◆ Problem details ◆
Transcribe every line from the top down to the line with "(zoombot) -- (innerSW);", both ends included, but not the pictures.

◆ Data excerpt ◆
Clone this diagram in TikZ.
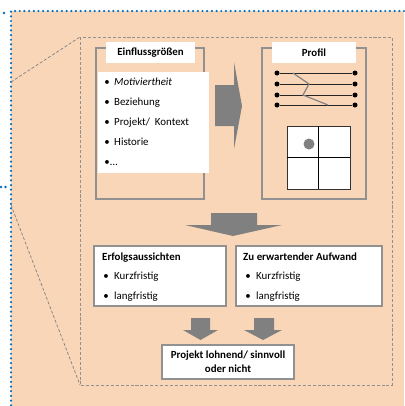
\documentclass[tikz,border=0pt]{standalone}
\usepackage{fontspec}
\setmainfont{Carlito}
\usetikzlibrary{positioning}

\definecolor{peach}{RGB}{249,214,184}
\definecolor{dotblue}{RGB}{0,112,192}
\definecolor{framegray}{RGB}{145,145,145}
\definecolor{arrowgray}{RGB}{128,128,128}

\begin{document}
\begin{tikzpicture}[x=0.3mm, y=-0.3mm,
  font=\fontsize{9.3}{11.5}\selectfont,
  bluedots/.style={draw=dotblue, line width=2.1pt, line cap=round, dash pattern=on 0pt off 4pt},
  innerdash/.style={draw=framegray, line width=0.8pt, dash pattern=on 2.6pt off 1.6pt},
  zoomline/.style={draw=arrowgray, line width=0.6pt, dash pattern=on 2.6pt off 1.6pt},
  frame/.style={draw=framegray, line width=0.9pt},
  listbox/.style={draw=framegray, fill=white, line width=0.9pt},
  blockarrow/.style={fill=arrowgray},
  headline/.style={font=\fontsize{9.3}{11.5}\selectfont\bfseries, inner sep=0pt},
  bul/.style={inner sep=0pt, anchor=base},
  entry/.style={inner sep=0pt, anchor=base west},
  pt/.style={circle, fill=black, inner sep=0pt, minimum size=1.5mm},
  profline/.style={draw=black!85, line width=0.8pt}]

\useasboundingbox (0,0) rectangle (404,406);

% background
      \fill[white] (0,0) rectangle (404,406);
      \fill[peach] (11,11) rectangle (404,406);
      \draw[bluedots] (404,11) -- (11,11) -- (11,406);
      \fill[dotblue] (4,13) circle (1.4);
      \fill[dotblue] (1,187) circle (1.4);
      \fill[dotblue] (5.5,187) circle (1.4);

% zoomed part
      \coordinate (zoomtop) at (11,82);
      \coordinate (zoombot) at (11,205);
      \coordinate (innerNW) at (80,37);
      \coordinate (innerSW) at (80,385);
      \draw[innerdash] (innerNW) rectangle (392,385);
      \draw[zoomline] (zoomtop) -- (innerNW);
      \draw[zoomline] (zoombot) -- (innerSW);

% Einflussgroessen
      \draw[frame] (96,48) rectangle (204,199);
      \fill[white] (106,42) rectangle (195,63);
      \fill[white] (98,72) rectangle (209,173);
      \node[headline] (infl) at (150.5,52.5) {Einflussgrößen};
      \node[bul] (b1) at (107,85) {\textbullet};
      \node[entry] (motiv) at (114,85) {\textit{Motiviertheit}};
      \node[bul] (b2) at (107,105) {\textbullet};
      \node[entry] (bezieh) at (114,105) {Beziehung};
      \node[bul] (b3) at (107,125) {\textbullet};
      \node[entry] (projkont) at (114,125) {Projekt/\ \ Kontext};
      \node[bul] (b4) at (107,145) {\textbullet};
      \node[entry] (hist) at (114,145) {Historie};
      \node[bul] (b5) at (107,165) {\textbullet};
      \node[entry] (etc) at (110,165) {…};

% arrow to Profil
      \fill[blockarrow] (215,85) -- (234,85) -- (234,62) -- (242,106)
            -- (234,149) -- (234,126) -- (215,126) -- cycle;

% Profil
      \draw[frame] (262,48) rectangle (366,199);
      \fill[white] (272,42) rectangle (356,63);
      \node[headline] (profil) at (314,52.5) {Profil};

      \node[pt] (l1a) at (277,73) {};
      \node[pt] (l1b) at (355,73) {};
      \node[pt] (l2a) at (277,84) {};
      \node[pt] (l2b) at (355,84) {};
      \node[pt] (l3a) at (277,95) {};
      \node[pt] (l3b) at (355,95) {};
      \node[pt] (l4a) at (277,105) {};
      \node[pt] (l4b) at (355,105) {};
      \draw[profline] (l1a) -- (l1b);
      \draw[profline] (l2a) -- (l2b);
      \draw[profline] (l3a) -- (l3b);
      \draw[profline] (l4a) -- (l4b);
      \draw[draw=arrowgray, line width=1pt] (293,73) -- (309,84) -- (303,95) -- (328,105);

      \draw[fill=white, draw=black!80, line width=0.8pt] (287,126) rectangle (350,189);
      \draw[black, line width=0.8pt] (318.5,126) -- (318.5,189);
      \draw[black, line width=0.8pt] (287,157.5) -- (350,157.5);
      \fill[arrowgray] (309,144) circle (5.5);

% big arrow down
      \fill[blockarrow] (211,213) -- (257,213) -- (257,225) -- (282,225)
            -- (233,236) -- (185,225) -- (211,225) -- cycle;

% Erfolgsaussichten
      \draw[listbox] (94,246) rectangle (226,306);
      \node[headline, anchor=base west] (erfolg) at (102,260) {Erfolgsaussichten};
      \node[bul] (e1) at (106,279) {\textbullet};
      \node[entry] (ekurz) at (114,279) {Kurzfristig};
      \node[bul] (e2) at (106,299) {\textbullet};
      \node[entry] (elang) at (114,299) {langfristig};

% Zu erwartender Aufwand
      \draw[listbox] (236,246) rectangle (382,306);
      \node[headline, anchor=base west] (aufwand) at (243,260) {Zu erwartender Aufwand};
      \node[bul] (a1) at (248,279) {\textbullet};
      \node[entry] (akurz) at (256,279) {Kurzfristig};
      \node[bul] (a2) at (248,299) {\textbullet};
      \node[entry] (alang) at (256,299) {langfristig};

% small arrows
      \fill[blockarrow] (191,318) -- (210,318) -- (210,330) -- (218,330)
            -- (200.5,340) -- (183,330) -- (191,330) -- cycle;
      \fill[blockarrow] (254,318) -- (274,318) -- (274,330) -- (282,330)
            -- (263,340) -- (244,330) -- (254,330) -- cycle;

% result
      \draw[listbox] (162,345) rectangle (294,379);
      \node[headline, align=center] (result) at (228,361.5) {Projekt lohnend/ sinnvoll\\oder nicht};

\end{tikzpicture}
\end{document}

◆ Answer below ◆
Clone this diagram in TikZ.
\documentclass[tikz,border=0pt]{standalone}
\usepackage{fontspec}
\setmainfont{Carlito}
\usetikzlibrary{positioning}

\definecolor{peach}{RGB}{249,214,184}
\definecolor{dotblue}{RGB}{0,112,192}
\definecolor{framegray}{RGB}{145,145,145}
\definecolor{arrowgray}{RGB}{128,128,128}

\begin{document}
\begin{tikzpicture}[x=0.3mm, y=-0.3mm,
  font=\fontsize{9.3}{11.5}\selectfont,
  bluedots/.style={draw=dotblue, line width=2.1pt, line cap=round, dash pattern=on 0pt off 4pt},
  innerdash/.style={draw=framegray, line width=0.8pt, dash pattern=on 2.6pt off 1.6pt},
  zoomline/.style={draw=arrowgray, line width=0.6pt, dash pattern=on 2.6pt off 1.6pt},
  frame/.style={draw=framegray, line width=0.9pt},
  listbox/.style={draw=framegray, fill=white, line width=0.9pt},
  blockarrow/.style={fill=arrowgray},
  headline/.style={font=\fontsize{9.3}{11.5}\selectfont\bfseries, inner sep=0pt},
  bul/.style={inner sep=0pt, anchor=base},
  entry/.style={inner sep=0pt, anchor=base west},
  pt/.style={circle, fill=black, inner sep=0pt, minimum size=1.5mm},
  profline/.style={draw=black!85, line width=0.8pt}]

\useasboundingbox (0,0) rectangle (404,406);

% background
      \fill[white] (0,0) rectangle (404,406);
      \fill[peach] (11,11) rectangle (404,406);
      \draw[bluedots] (404,11) -- (11,11) -- (11,406);
      \fill[dotblue] (4,13) circle (1.4);
      \fill[dotblue] (1,187) circle (1.4);
      \fill[dotblue] (5.5,187) circle (1.4);

% zoomed part
      \coordinate (zoomtop) at (11,82);
      \coordinate (zoombot) at (11,205);
      \coordinate (innerNW) at (80,37);
      \coordinate (innerSW) at (80,385);
      \draw[innerdash] (innerNW) rectangle (392,385);
      \draw[zoomline] (zoomtop) -- (innerNW);
      \draw[zoomline] (zoombot) -- (innerSW);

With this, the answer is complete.